GIVEN PROBLEM:
Every line below is to be copied exactly, with the pictures left out.

DATA SHOWN:
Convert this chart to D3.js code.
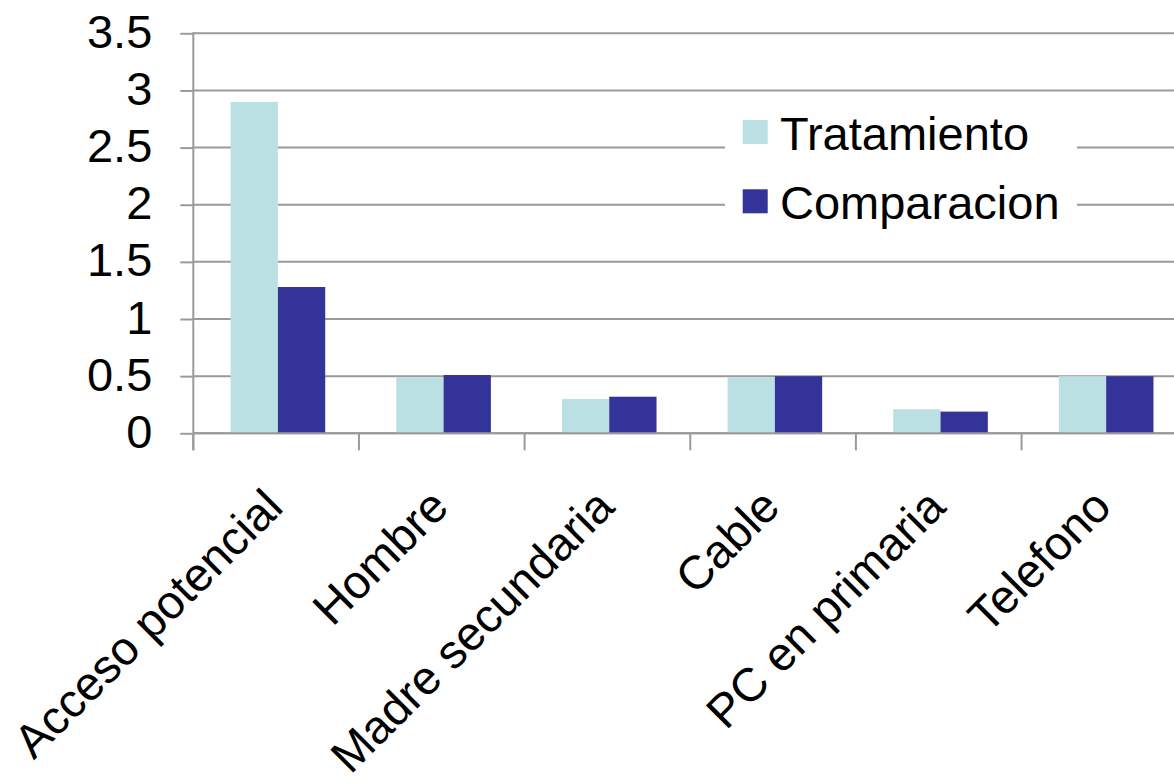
<!DOCTYPE html>
<html>
<head>
<meta charset="utf-8">
<script src="https://cdn.jsdelivr.net/npm/d3@7"></script>
<style>
  html, body { margin: 0; padding: 0; background: #ffffff; }
  svg { display: block; font-family: "Liberation Sans", Arial, sans-serif; }
</style>
</head>
<body>
<svg id="chart" width="1174" height="779"></svg>
<script>
// Categories and series values
const categories = ["Acceso potencial", "Hombre", "Madre secundaria", "Cable", "PC en primaria", "Telefono"];
const seriesNames = ["Tratamiento", "Comparacion"];
const tratamiento = [2.90, 0.49, 0.30, 0.49, 0.21, 0.50];
const comparacion = [1.28, 0.51, 0.32, 0.50, 0.19, 0.50];
const yTicks = [0, 0.5, 1, 1.5, 2, 2.5, 3, 3.5];
const colors = ["#BBE0E3", "#333399"];

const svg = d3.select("#chart");
const left = 193.3, zeroY = 433.3, topY = 33.3, bandW = 165.65;
const right = left + bandW * categories.length;

const x = d3.scaleBand().domain(categories).range([left, right]).paddingInner(0).paddingOuter(0);
const y = d3.scaleLinear().domain([0, 3.5]).range([zeroY, topY]);
const barW = 47.3;
const groupShift = 1.8;
const xSeries = d3.scaleBand().domain(seriesNames)
  .range([x.bandwidth() / 2 - barW + groupShift, x.bandwidth() / 2 + barW + groupShift]);

const gridColor = "#9a9a9a";

// Horizontal gridlines
svg.append("g").selectAll("line").data(yTicks).join("line")
  .attr("x1", left).attr("x2", right)
  .attr("y1", d => y(d)).attr("y2", d => y(d))
  .attr("stroke", gridColor).attr("stroke-width", 2);

// Y axis with tick marks pointing left
const yAxis = d3.axisLeft(y).tickValues(yTicks).tickSize(13).tickPadding(28)
  .tickFormat(d => String(d));
const gy = svg.append("g").attr("transform", `translate(${left},0)`).call(yAxis);
gy.select(".domain").remove();
gy.selectAll(".tick line").attr("stroke", gridColor).attr("stroke-width", 2);
gy.selectAll(".tick text")
  .attr("font-size", 47).attr("fill", "#000").attr("dy", "0.30em")
  .attr("font-family", "'Liberation Sans', Arial, sans-serif");
svg.append("line")
  .attr("x1", left).attr("x2", left)
  .attr("y1", topY - 1).attr("y2", zeroY + 17)
  .attr("stroke", gridColor).attr("stroke-width", 2);

// Category boundary tick marks below the baseline
const boundaries = d3.range(categories.length + 1).map(i => left + i * bandW);
svg.append("g").selectAll("line").data(boundaries).join("line")
  .attr("x1", d => d).attr("x2", d => d)
  .attr("y1", zeroY).attr("y2", zeroY + 17)
  .attr("stroke", gridColor).attr("stroke-width", 2);

// Bars
const rows = categories.map((c, i) => ({ cat: c, values: [tratamiento[i], comparacion[i]] }));
const groups = svg.append("g").selectAll("g").data(rows).join("g")
  .attr("transform", d => `translate(${x(d.cat)},0)`);
groups.selectAll("rect").data(d => d.values.map((v, k) => ({ name: seriesNames[k], v, k })))
  .join("rect")
  .attr("x", d => xSeries(d.name))
  .attr("width", xSeries.bandwidth())
  .attr("y", d => y(d.v))
  .attr("height", d => y(0) - y(d.v))
  .attr("fill", d => colors[d.k]);

// Baseline drawn over bar bottoms
svg.append("line")
  .attr("x1", left).attr("x2", right)
  .attr("y1", zeroY).attr("y2", zeroY)
  .attr("stroke", gridColor).attr("stroke-width", 2);

// Rotated category labels
svg.append("g").selectAll("text").data(categories).join("text")
  .attr("transform", d => `translate(${x(d) + x.bandwidth() / 2 + 9},${zeroY + 76}) rotate(-45)`)
  .attr("text-anchor", "end")
  .attr("font-size", 47)
  .attr("fill", "#000")
  .text(d => d);

// Legend
const legend = svg.append("g");
legend.append("rect")
  .attr("x", 725).attr("y", 100).attr("width", 352).attr("height", 145)
  .attr("fill", "#ffffff");
const items = legend.selectAll("g").data(seriesNames).join("g")
  .attr("transform", (d, i) => `translate(0,${i * 69.3})`);
items.append("rect")
  .attr("x", 742.7).attr("y", 120).attr("width", 25).attr("height", 24)
  .attr("fill", (d, i) => colors[i]);
items.append("text")
  .attr("x", 780).attr("y", 149.5)
  .attr("font-size", 47).attr("fill", "#000")
  .text(d => d);
</script>
</body>
</html>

THE ANSWER:
Convert this chart to D3.js code.
<!DOCTYPE html>
<html>
<head>
<meta charset="utf-8">
<script src="https://cdn.jsdelivr.net/npm/d3@7"></script>
<style>
  html, body { margin: 0; padding: 0; background: #ffffff; }
  svg { display: block; font-family: "Liberation Sans", Arial, sans-serif; }
</style>
</head>
<body>
<svg id="chart" width="1174" height="779"></svg>
<script>
// Categories and series values
const categories = ["Acceso potencial", "Hombre", "Madre secundaria", "Cable", "PC en primaria", "Telefono"];
const seriesNames = ["Tratamiento", "Comparacion"];
const tratamiento = [2.90, 0.49, 0.30, 0.49, 0.21, 0.50];
const comparacion = [1.28, 0.51, 0.32, 0.50, 0.19, 0.50];
const yTicks = [0, 0.5, 1, 1.5, 2, 2.5, 3, 3.5];
const colors = ["#BBE0E3", "#333399"];

const svg = d3.select("#chart");
const left = 193.3, zeroY = 433.3, topY = 33.3, bandW = 165.65;
const right = left + bandW * categories.length;

const x = d3.scaleBand().domain(categories).range([left, right]).paddingInner(0).paddingOuter(0);
const y = d3.scaleLinear().domain([0, 3.5]).range([zeroY, topY]);
const barW = 47.3;
const groupShift = 1.8;
const xSeries = d3.scaleBand().domain(seriesNames)
  .range([x.bandwidth() / 2 - barW + groupShift, x.bandwidth() / 2 + barW + groupShift]);

const gridColor = "#9a9a9a";

// Horizontal gridlines
svg.append("g").selectAll("line").data(yTicks).join("line")
  .attr("x1", left).attr("x2", right)
  .attr("y1", d => y(d)).attr("y2", d => y(d))
  .attr("stroke", gridColor).attr("stroke-width", 2);

// Y axis with tick marks pointing left
const yAxis = d3.axisLeft(y).tickValues(yTicks).tickSize(13).tickPadding(28)
  .tickFormat(d => String(d));
const gy = svg.append("g").attr("transform", `translate(${left},0)`).call(yAxis);
gy.select(".domain").remove();
gy.selectAll(".tick line").attr("stroke", gridColor).attr("stroke-width", 2);
gy.selectAll(".tick text")
  .attr("font-size", 47).attr("fill", "#000").attr("dy", "0.30em")
  .attr("font-family", "'Liberation Sans', Arial, sans-serif");
svg.append("line")
  .attr("x1", left).attr("x2", left)
  .attr("y1", topY - 1).attr("y2", zeroY + 17)
  .attr("stroke", gridColor).attr("stroke-width", 2);

// Category boundary tick marks below the baseline
const boundaries = d3.range(categories.length + 1).map(i => left + i * bandW);
svg.append("g").selectAll("line").data(boundaries).join("line")
  .attr("x1", d => d).attr("x2", d => d)
  .attr("y1", zeroY).attr("y2", zeroY + 17)
  .attr("stroke", gridColor).attr("stroke-width", 2);

// Bars
const rows = categories.map((c, i) => ({ cat: c, values: [tratamiento[i], comparacion[i]] }));
const groups = svg.append("g").selectAll("g").data(rows).join("g")
  .attr("transform", d => `translate(${x(d.cat)},0)`);
groups.selectAll("rect").data(d => d.values.map((v, k) => ({ name: seriesNames[k], v, k })))
  .join("rect")
  .attr("x", d => xSeries(d.name))
  .attr("width", xSeries.bandwidth())
  .attr("y", d => y(d.v))
  .attr("height", d => y(0) - y(d.v))
  .attr("fill", d => colors[d.k]);

// Baseline drawn over bar bottoms
svg.append("line")
  .attr("x1", left).attr("x2", right)
  .attr("y1", zeroY).attr("y2", zeroY)
  .attr("stroke", gridColor).attr("stroke-width", 2);

// Rotated category labels
svg.append("g").selectAll("text").data(categories).join("text")
  .attr("transform", d => `translate(${x(d) + x.bandwidth() / 2 + 9},${zeroY + 76}) rotate(-45)`)
  .attr("text-anchor", "end")
  .attr("font-size", 47)
  .attr("fill", "#000")
  .text(d => d);

// Legend
const legend = svg.append("g");
legend.append("rect")
  .attr("x", 725).attr("y", 100).attr("width", 352).attr("height", 145)
  .attr("fill", "#ffffff");
const items = legend.selectAll("g").data(seriesNames).join("g")
  .attr("transform", (d, i) => `translate(0,${i * 69.3})`);
items.append("rect")
  .attr("x", 742.7).attr("y", 120).attr("width", 25).attr("height", 24)
  .attr("fill", (d, i) => colors[i]);
items.append("text")
  .attr("x", 780).attr("y", 149.5)
  .attr("font-size", 47).attr("fill", "#000")
  .text(d => d);
</script>
</body>
</html>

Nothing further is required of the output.